Never been to a particular airport before? Want to know about the runways, location, frequencies and so forth? This is the place to come. It also has details about airport businesses and services and hotels and other local services nearby.
You fly by them so you need to know the FARs, but sometimes finding the right one is difficult. Use this Website to peruse and find specific FARs. In theory, the FARs available on this site are accurate and up to date. What more can you ask?
Your trusty E6B can do density altitude calculations easily—provided you have it with you and still remember how to use it. This Website has an easy-to-use density altitude calculator. Fill in the blanks and push the “Calculate” button and you’ll find out the density altitude, absolute pressure (in Hg) and percent of relative density. It would be nice if it were designed to enter the data in the same order as the ATIS and even nicer if temperatures were in Celsius instead of Fahrenheit, but it’s still a very useful tool for hot and high airports.
The heading on this site is “Defense Internet NOTAM Service.” If that isn’t enough to get your attention, this site contains a whole slew of links to different kinds of information, including ARTCC TFRs. This is another good site to hit before you get your weather briefing so that you’ll be prepared to ask questions if necessary.
Every pilot operates under the aegis of the FAA. Enough said.
Any traveler to a new destination who wants to know the current weather should visit this Website for not only the correct frequency, but the phone number and a link to the NOAA weather page for that airport. This is a very useful tactical site, and it will be even more useful when you can legally make cell phone calls from an airplane.
Looking for inexpensive fuel? There are a number of Websites that provide this kind of service, but Fillup Flyer Fuel Finder is probably the most well known.
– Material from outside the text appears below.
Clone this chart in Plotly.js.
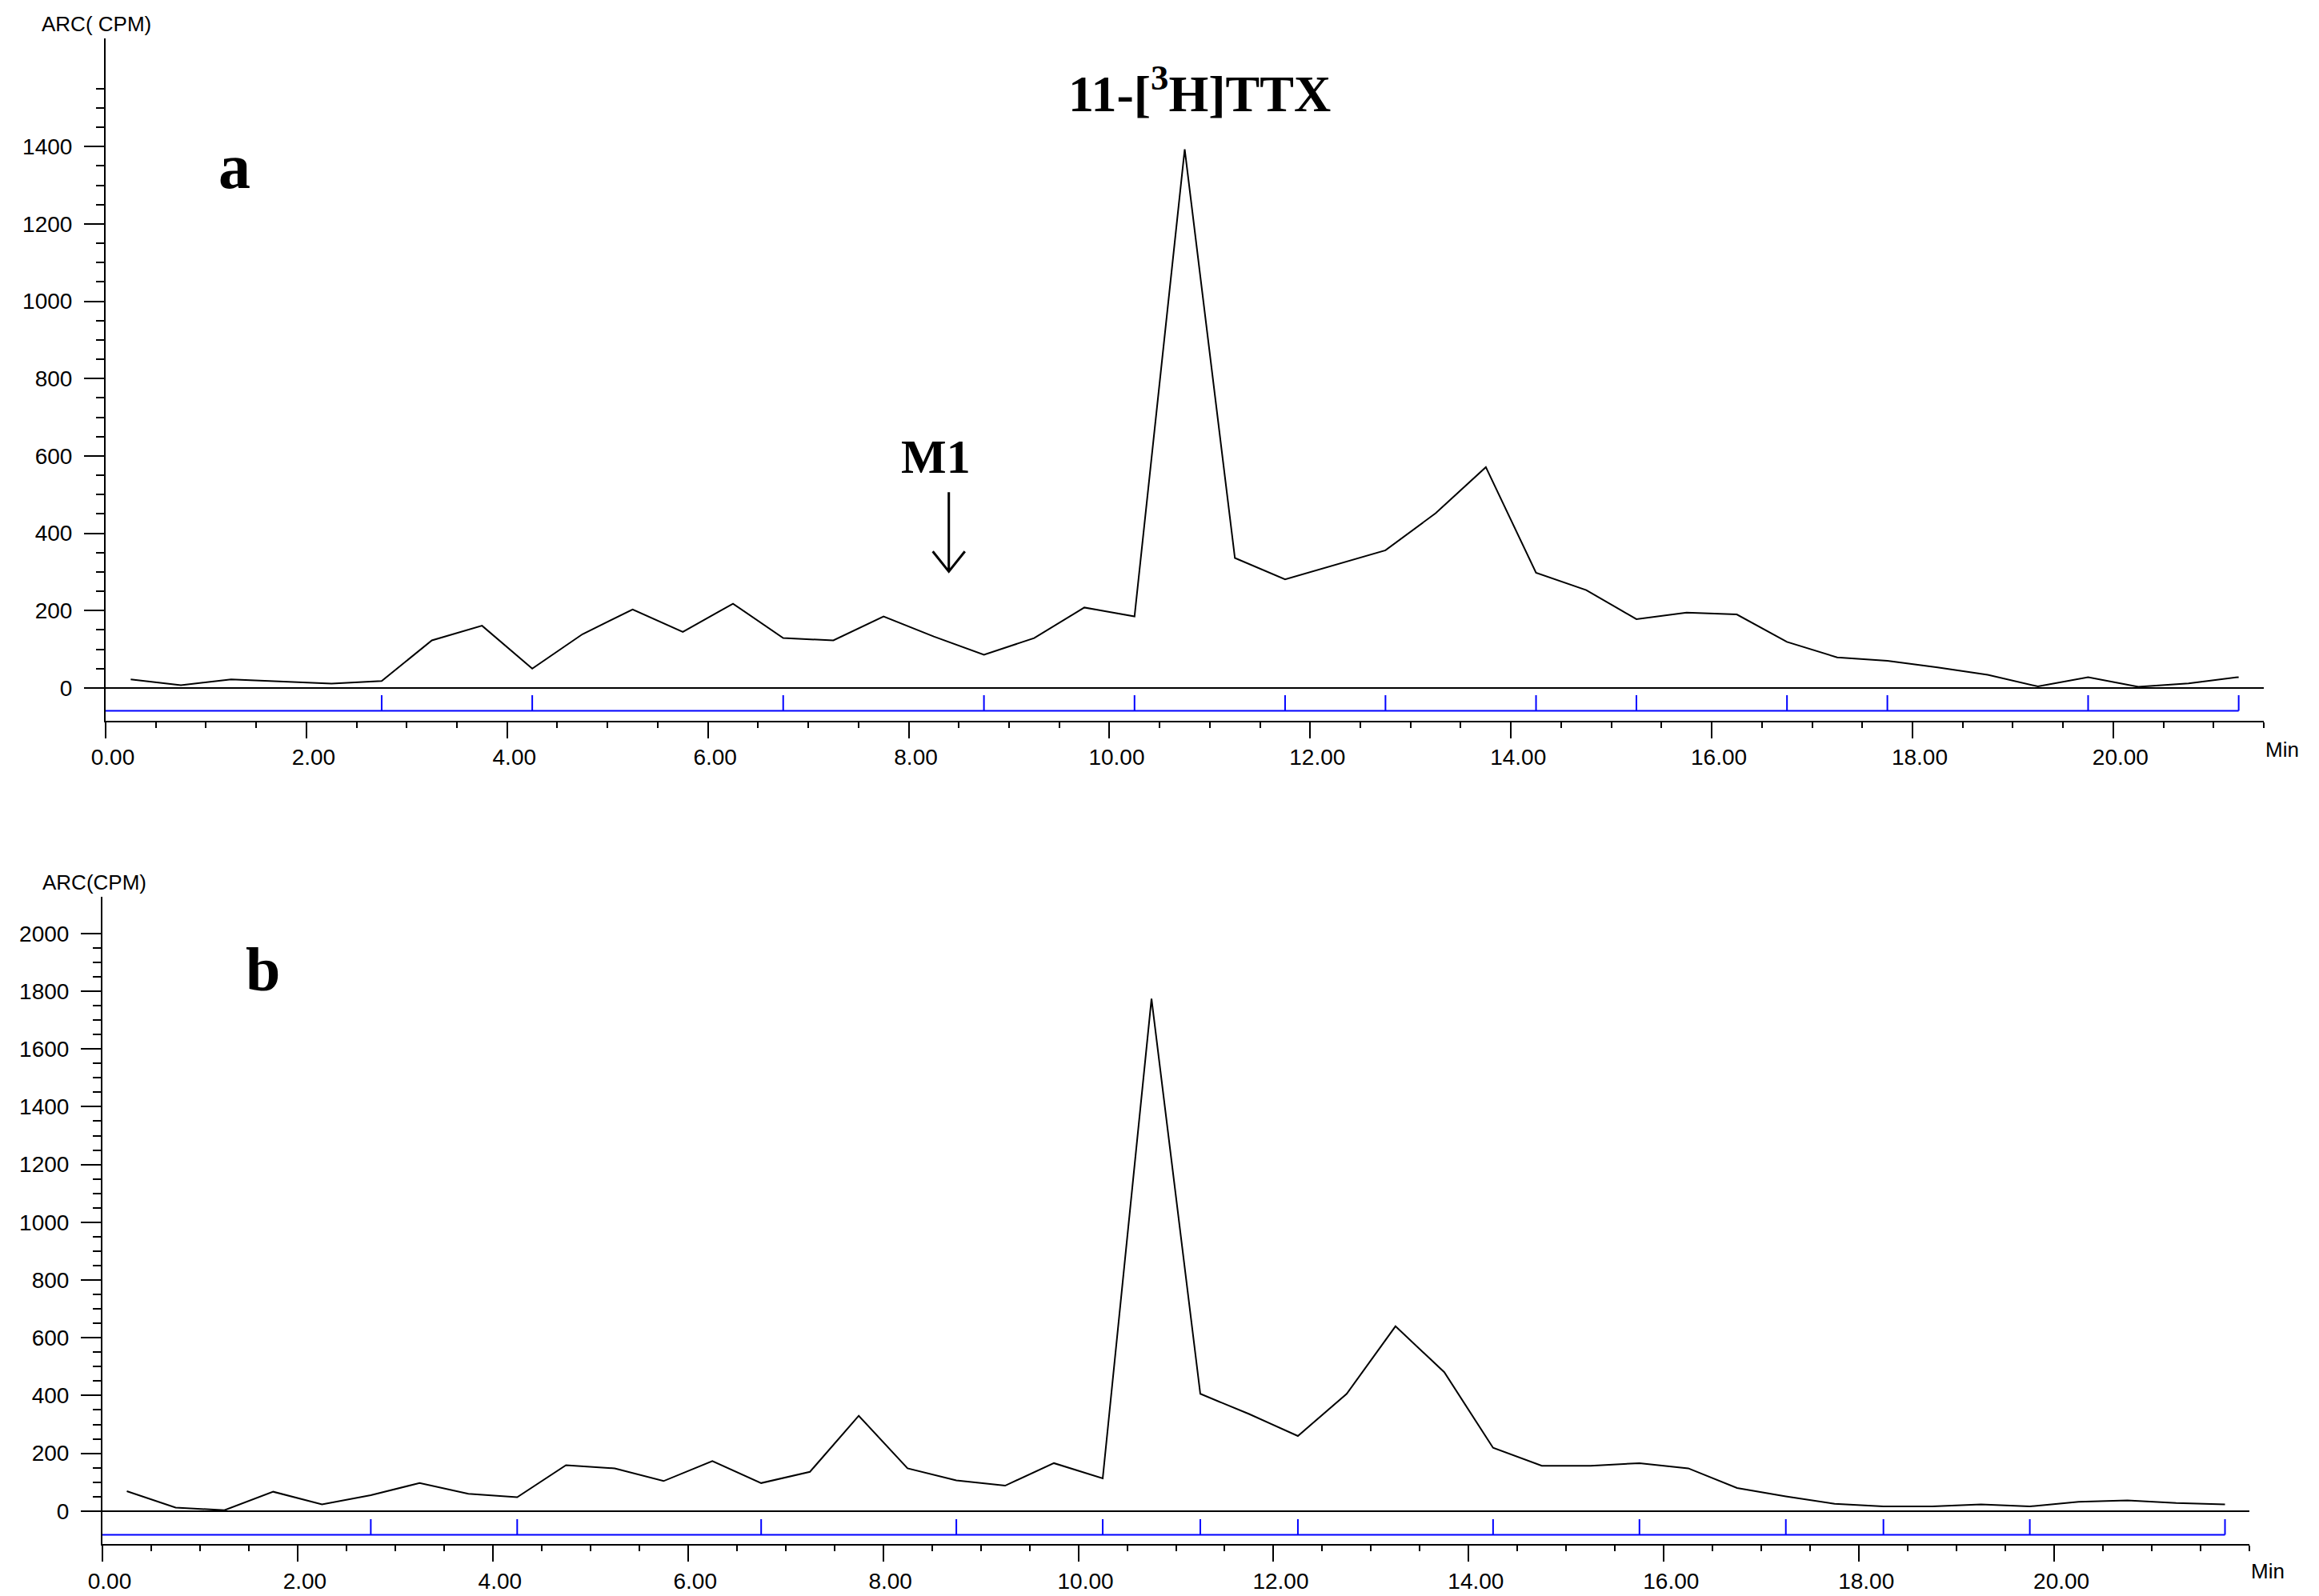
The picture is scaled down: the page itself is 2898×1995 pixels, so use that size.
<!DOCTYPE html>
<html>
<head>
<meta charset="utf-8">
<script src="https://cdn.plot.ly/plotly-3.0.1.min.js"></script>
<style>
  html, body { margin: 0; padding: 0; background: #fff; }
  #chart { width: 2898px; height: 1995px; }
</style>
</head>
<body>
<div id="chart"></div>
<script>
// Radio-HPLC traces, ARC(CPM) vs retention time (min)
const timeA = [0.25, 0.75, 1.25, 1.75, 2.25, 2.75, 3.25, 3.75, 4.25, 4.75, 5.25, 5.75, 6.25, 6.75,
    7.25, 7.75, 8.25, 8.75, 9.25, 9.75, 10.25, 10.75, 11.25, 11.75, 12.25, 12.75, 13.25, 13.75,
    14.25, 14.75, 15.25, 15.75, 16.25, 16.75, 17.25, 17.75, 18.25, 18.75, 19.25, 19.75, 20.25,
    20.75, 21.25];
const cpmA = [22, 7, 22, 17, 11, 18, 123, 161, 50, 139, 203, 145, 218, 129,
    123, 185, 133, 86, 129, 208, 185, 1393, 336, 281, 318, 356, 452, 571,
    298, 253, 178, 195, 190, 119, 79, 70, 53, 34, 4, 28, 3,
    12, 28];

const timeB = [0.25, 0.75, 1.25, 1.75, 2.25, 2.75, 3.25, 3.75, 4.25, 4.75, 5.25, 5.75, 6.25, 6.75,
    7.25, 7.75, 8.25, 8.75, 9.25, 9.75, 10.25, 10.75, 11.25, 11.75, 12.25, 12.75, 13.25, 13.75,
    14.25, 14.75, 15.25, 15.75, 16.25, 16.75, 17.25, 17.75, 18.25, 18.75, 19.25, 19.75, 20.25,
    20.75, 21.25, 21.75];
const cpmB = [69, 12, 3, 67, 23, 55, 97, 60, 48, 159, 148, 104, 173, 97,
    136, 330, 148, 106, 88, 166, 113, 1774, 406, 336, 260, 406, 640, 481,
    219, 157, 157, 166, 148, 80, 51, 25, 16, 16, 23, 16, 32,
    37, 28, 23];

// blue fraction markers under each trace
const fracA = [2.75, 4.25, 6.75, 8.75, 10.25, 11.75, 12.75, 14.25, 15.25, 16.75, 17.75, 19.75, 21.25];
const fracB = [2.75, 4.25, 6.75, 8.75, 10.25, 11.25, 12.25, 14.25, 15.75, 17.25, 18.25, 19.75, 21.75];

const yTicksA = [0, 200, 400, 600, 800, 1000, 1200, 1400];
const yTicksB = [0, 200, 400, 600, 800, 1000, 1200, 1400, 1600, 1800, 2000];
const xTicks = [0, 2, 4, 6, 8, 10, 12, 14, 16, 18, 20];

const BLACK = '#000000';
const BLUE = '#0000ff';
const SANS = 'Liberation Sans, Arial, sans-serif';
const SERIF = 'Liberation Serif, Times New Roman, serif';

function fractionTrace(marks, base, top, xa, ya) {
    const xs = [0, marks[marks.length - 1], null];
    const ys = [base, base, null];
    marks.forEach(m => {
        xs.push(m, m, null);
        ys.push(base, top, null);
    });
    return {
        x: xs, y: ys, xaxis: xa, yaxis: ya,
        type: 'scatter', mode: 'lines',
        line: { color: BLUE, width: 2 },
        hoverinfo: 'skip', showlegend: false
    };
}

function minorVals(step, from, to) {
    const out = [];
    for (let v = from; v <= to; v += step) out.push(v);
    return out;
}

const traces = [
    {
        x: timeA, y: cpmA, xaxis: 'x', yaxis: 'y',
        type: 'scatter', mode: 'lines',
        line: { color: BLACK, width: 2 }, showlegend: false
    },
    {
        x: timeB, y: cpmB, xaxis: 'x2', yaxis: 'y2',
        type: 'scatter', mode: 'lines',
        line: { color: BLACK, width: 2 }, showlegend: false
    },
    fractionTrace(fracA, -59, -19, 'x', 'y'),
    fractionTrace(fracB, -82, -28, 'x2', 'y2')
];

function xAxis(domain, range, anchor) {
    return {
        domain: domain, range: range, anchor: anchor,
        showline: true, linecolor: BLACK, linewidth: 2,
        showgrid: false, zeroline: false,
        ticks: 'outside', ticklen: 20, tickwidth: 2, tickcolor: BLACK,
        tickmode: 'array', tickvals: xTicks,
        ticktext: xTicks.map(v => v.toFixed(2)),
        ticklabelshift: 9,
        tickfont: { family: SANS, size: 28, color: BLACK },
        minor: { dtick: 0.5, tick0: 0, ticks: 'outside', ticklen: 7, tickwidth: 2, tickcolor: BLACK }
    };
}

function yAxis(domain, range, anchor, tickvals, minor) {
    return {
        domain: domain, range: range, anchor: anchor,
        showline: true, linecolor: BLACK, linewidth: 2,
        showgrid: false,
        zeroline: true, zerolinecolor: BLACK, zerolinewidth: 2,
        ticks: 'outside', ticklen: 25, tickwidth: 2, tickcolor: BLACK,
        tickmode: 'array', tickvals: tickvals,
        ticklabelstandoff: 9,
        tickfont: { family: SANS, size: 28, color: BLACK },
        minor: { tickmode: 'array', tickvals: minor, ticks: 'outside', ticklen: 10, tickwidth: 2, tickcolor: BLACK }
    };
}

function label(text, x, y, opts) {
    return Object.assign({
        text: text, xref: 'paper', yref: 'paper', x: x, y: y,
        xanchor: 'center', yanchor: 'middle', showarrow: false,
        font: { family: SANS, size: 26, color: BLACK }
    }, opts || {});
}

const layout = {
    width: 2898, height: 1995,
    margin: { l: 0, r: 0, t: 0, b: 0 },
    paper_bgcolor: '#ffffff', plot_bgcolor: '#ffffff',
    showlegend: false,
    xaxis: xAxis([0.04555, 0.97619], [0, 21.5], 'y'),
    yaxis: yAxis([0.5486, 0.976], [-84, 1680], 'x', yTicksA, minorVals(50, 50, 1550)),
    xaxis2: xAxis([0.04417, 0.96998], [0, 22], 'y2'),
    yaxis2: yAxis([0.03258, 0.4383], [-114, 2128], 'x2', yTicksB, minorVals(50, 50, 1950)),
    annotations: [
        label('ARC( CPM)', 120 / 2898, 1 - 30 / 1995),
        label('ARC(CPM)', 118 / 2898, 1 - 1103 / 1995),
        label('Min', 0.9762, 1 - 937 / 1995, { xanchor: 'left' }),
        label('Min', 0.9700, 1 - 1964 / 1995, { xanchor: 'left' }),
        { text: '<b>a</b>', xref: 'x', yref: 'y', x: 1.28, y: 1348,
          xanchor: 'center', yanchor: 'middle',
          showarrow: false, font: { family: SERIF, size: 80, color: BLACK } },
        { text: '<b>b</b>', xref: 'x2', yref: 'y2', x: 1.64, y: 1875,
          xanchor: 'center', yanchor: 'middle',
          showarrow: false, font: { family: SERIF, size: 78, color: BLACK } },
        { text: '<b>11-[<sup>3</sup>H]TTX</b>', xref: 'x', yref: 'y', x: 10.9, y: 1547,
          xanchor: 'center', yanchor: 'middle',
          showarrow: false, font: { family: SERIF, size: 64, color: BLACK } },
        { text: '<b>M1</b>', xref: 'x', yref: 'y', x: 8.27, y: 597,
          xanchor: 'center', yanchor: 'middle',
          showarrow: false, font: { family: SERIF, size: 60, color: BLACK } }
    ],
    shapes: [
        // open arrow pointing to M1
        { type: 'path', xref: 'x', yref: 'y',
          path: 'M 8.40,506 L 8.40,301 M 8.24,353 L 8.40,301 L 8.56,353',
          line: { color: BLACK, width: 3 } }
    ]
};

Plotly.newPlot('chart', traces, layout, { staticPlot: true });
</script>
</body>
</html>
There’s a fee, either annual or for each report, but depending on how much you fly, the fee can be recovered in a reasonable time through fuel savings.
You have to register to use the flight-planning services of this site, but the planning features are designed to get the job done. No frills—it simply makes the job of flight planning straightforward.
Odds are that you won’t face any aviation legal problems, but if you’re ever in a position requiring legal help for an aviation situation, then this is the place to come. There’s a lot of useful free information. If the situation is serious, there’s a lawyer behind the screen to help. It’ll cost you, however!
Don’t ask any questions, just add this to your list of favorites. This site has technical and explanatory information on a variety of aerodynamics-related topics. You may not need this site today or tomorrow, but at some point you’ll need to know more about aerodynamics and this should be your starting point.
The article you’re reading provides a selection of URLs to some neat aviation-related Websites; this Website does the same, in spades. This is a site you might as well add to your favorites and learn about when you have time.
This isn’t necessarily a Website for pleasure reading, but it’s a well of information for those hoping to learn from others’ mistakes. Each aviation accident chronicled on this site can offer something that might save your life one day. It may be somber reading, but there’s lots to learn from the National Transportation Safety Board (NTSB).
Whether you’re just dreaming about a new airplane or actively shopping, Aircraft Shopper Online is a good place to get the lay of the land. All the mainstream aircraft are there, and the best news is that all of the information is free.
Plane & Pilot’s “Aircraft Specifications” boasts a huge variety of facts and figures for a spectrum of general-aviation airplanes. The site also features current articles from the magazine as well as archived highlights from previous issues.